Wanderer, step by step

I’ve been staring at really great paintings of clouds lately, and decided I was going to learn to do that. But I’ve had no idea how to grasp cloud structure. They must form shapes, but I’ve never been able to figure out what those shapes are.

Then Stapleton Kerns gave me a clue on his blog. In this post, he says,

“I want to contend that drawing is the most important element in the landscape (excluding design anyway) When I teach, the students ability to paint the landscape is the same as their drawing ability. Those who have had atelier training, before the cast, usually have the best results. Students who have drawn heads, or done lots of still life seem to do well also. I have had many students who just want to do the landscape and have neglected to do the studio work that builds drawing ability and they are more likely to flounder.”

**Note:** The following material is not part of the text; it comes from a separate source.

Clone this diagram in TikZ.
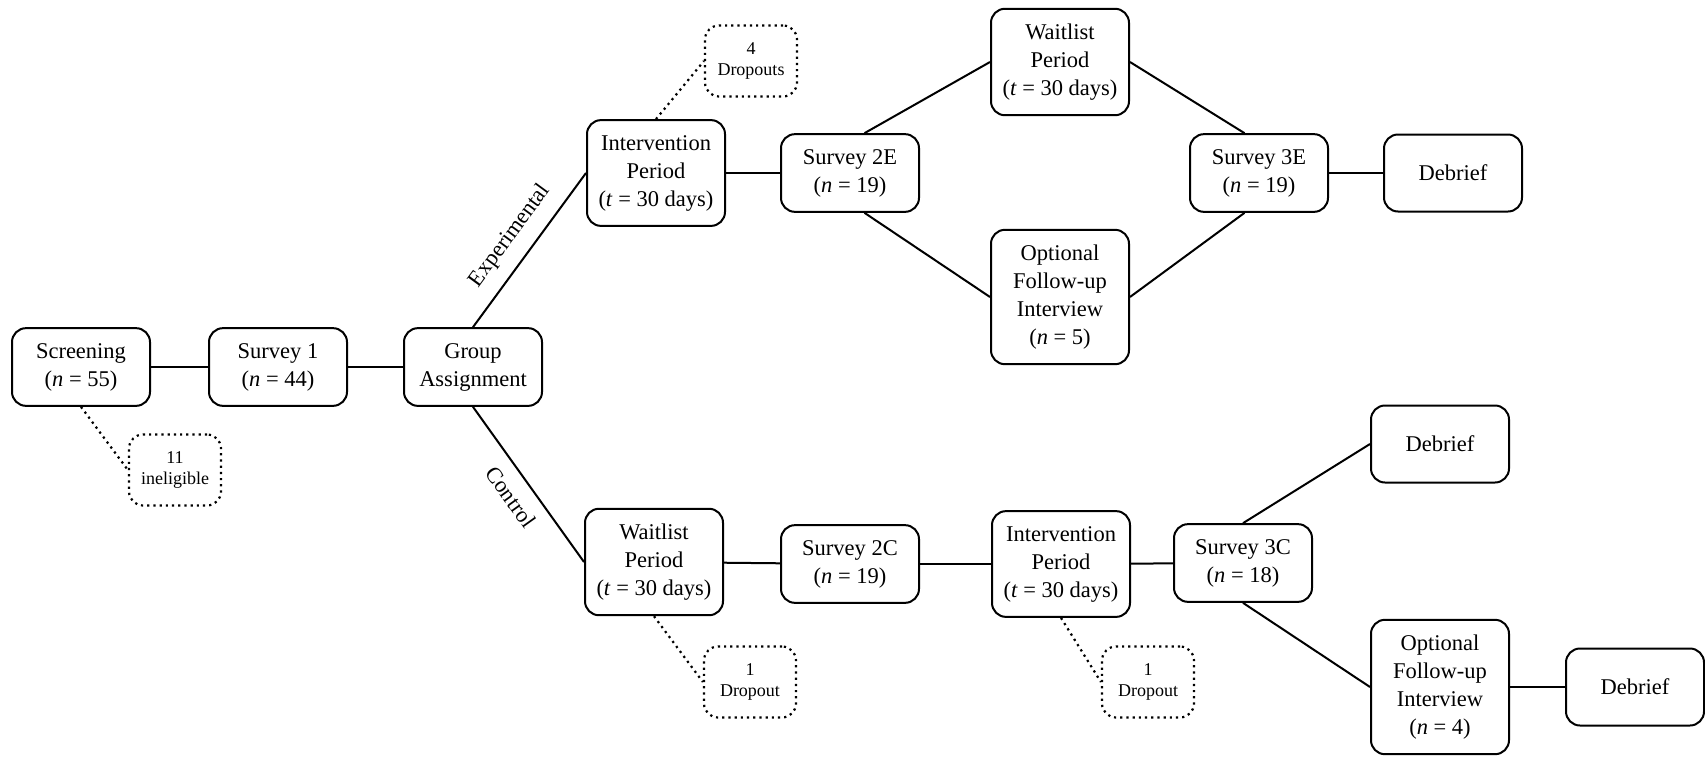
\documentclass[tikz,border=0pt]{standalone}
\usepackage{fontspec}
\setmainfont{Liberation Serif}

\begin{document}
\begin{tikzpicture}[x=0.5pt,y=-0.5pt,
  box/.style={rectangle,draw,line width=1pt,rounded corners=7pt,minimum width=69pt,minimum height=38.5pt,inner xsep=3pt,inner ysep=7.5pt,align=center,font=\fontsize{11.25}{14}\selectfont},
  drop/.style={rectangle,draw,dotted,line width=1.1pt,rounded corners=7pt,minimum width=46pt,minimum height=35.5pt,inner sep=2pt,align=center,font=\fontsize{9}{10.7}\selectfont},
  ln/.style={line width=1pt},
  dl/.style={dotted,line width=1.1pt},
  lab/.style={font=\fontsize{11.25}{14}\selectfont,sloped}]
\useasboundingbox (0,0) rectangle (1705,756);

% common start
\node[box] (screen) at (81,367) {Screening\\(\textit{n} = 55)};
\node[box] (surv1) at (278,367) {Survey 1\\(\textit{n} = 44)};
\node[box] (group) at (473,367) {Group\\Assignment};
\node[drop] (inel) at (175,470) {11\\ineligible};
\draw[ln] (screen)--(surv1); \draw[ln] (surv1)--(group);
\draw[dl] (screen.south)--(inel.west);

% experimental arm
\node[box] (intE) at (656,173) {Intervention\\Period\\(\textit{t} = 30 days)};
\node[drop] (drop4) at (751,61) {4\\Dropouts};
\node[box] (s2E) at (850,173) {Survey 2E\\(\textit{n} = 19)};
\node[box] (waitE) at (1060,62) {Waitlist\\Period\\(\textit{t} = 30 days)};
\node[box] (optE) at (1060,297) {Optional\\Follow-up\\Interview\\(\textit{n} = 5)};
\node[box] (s3E) at (1259,173) {Survey 3E\\(\textit{n} = 19)};
\node[box] (debE) at (1453,173) {Debrief};
\draw[ln] (group.north)--(intE.west) node[lab,midway,above=3pt] {Experimental};
\draw[dl] (intE.north)--(drop4.west);
\draw[ln] (intE)--(s2E);
\draw[ln] (s2E.70)--(waitE.west); \draw[ln] (s2E.-70)--(optE.west);
\draw[ln] (waitE.east)--(s3E.110); \draw[ln] (optE.east)--(s3E.250);
\draw[ln] (s3E)--(debE);

% control arm
\node[box] (waitC) at (654,562) {Waitlist\\Period\\(\textit{t} = 30 days)};
\node[drop] (dropC1) at (750,682) {1\\Dropout};
\node[box] (s2C) at (850,564) {Survey 2C\\(\textit{n} = 19)};
\node[box] (intC) at (1061,564) {Intervention\\Period\\(\textit{t} = 30 days)};
\node[drop] (dropC2) at (1148,682) {1\\Dropout};
\node[box] (s3C) at (1243,563) {Survey 3C\\(\textit{n} = 18)};
\node[box] (debC1) at (1440,444) {Debrief};
\node[box] (optC) at (1440,687) {Optional\\Follow-up\\Interview\\(\textit{n} = 4)};
\node[box] (debC2) at (1635,687) {Debrief};
\draw[ln] (group.south)--(waitC.west) node[lab,midway,below=3pt] {Control};
\draw[dl] (waitC.south)--(dropC1.west);
\draw[ln] (waitC)--(s2C); \draw[ln] (s2C)--(intC); \draw[ln] (intC)--(s3C);
\draw[dl] (intC.south)--(dropC2.west);
\draw[ln] (s3C.north)--(debC1.west); \draw[ln] (s3C.south)--(optC.west);
\draw[ln] (optC)--(debC2);
\end{tikzpicture}
\end{document}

I pondered this and pondered this. Heads and still lifes making it easier to draw landscape? Why would that be?

Slowly it dawned on me. Drawing heads and still lifes are very measured and precise. Often you spend hours trying to get one element the exact right shape, or in the exact right position, triangulating with rulers or grids. So … I should be measured and precise when butchering my way through a landscape? How would this apply to clouds?

I went and looked for some clouds on Google, and found this one that appealed to me.

Originally posted here

But the light was coming the wrong way, so I flipped it.

And I gritted my teeth and forced myself to sketch out the shapes I saw in those clouds.

And Sonic, because I was going for a sort of lonely mood.

Next up was the background gradient and sky. I colored on top of my gradient, instead of a new layer. Oops.

Then I spent the better part of the evening layering together the clouds, paying close attention to the masses of shadows, midtones and lights. (Tomorrow I’ll do a more detailed post on what this stage looked like.)

And some ground, using the same colors in the sky. I scribbled all over the ground with the Variable Oil Pastel, which pulls nearby colors into itself and smears it around. Makes it look like I really slaved over that grass.

Then I threw some shading on Sonic. He’s really just there to have something in the foreground against the clouds.

And some grass around his feet to make him mesh with the rest of the image, and I called it a night.

I think my first attempt at grasping cloud structure was a success. I just hope this photographer doesn’t hunt me down and sue me. I’m not making any money off this scribble, I swear.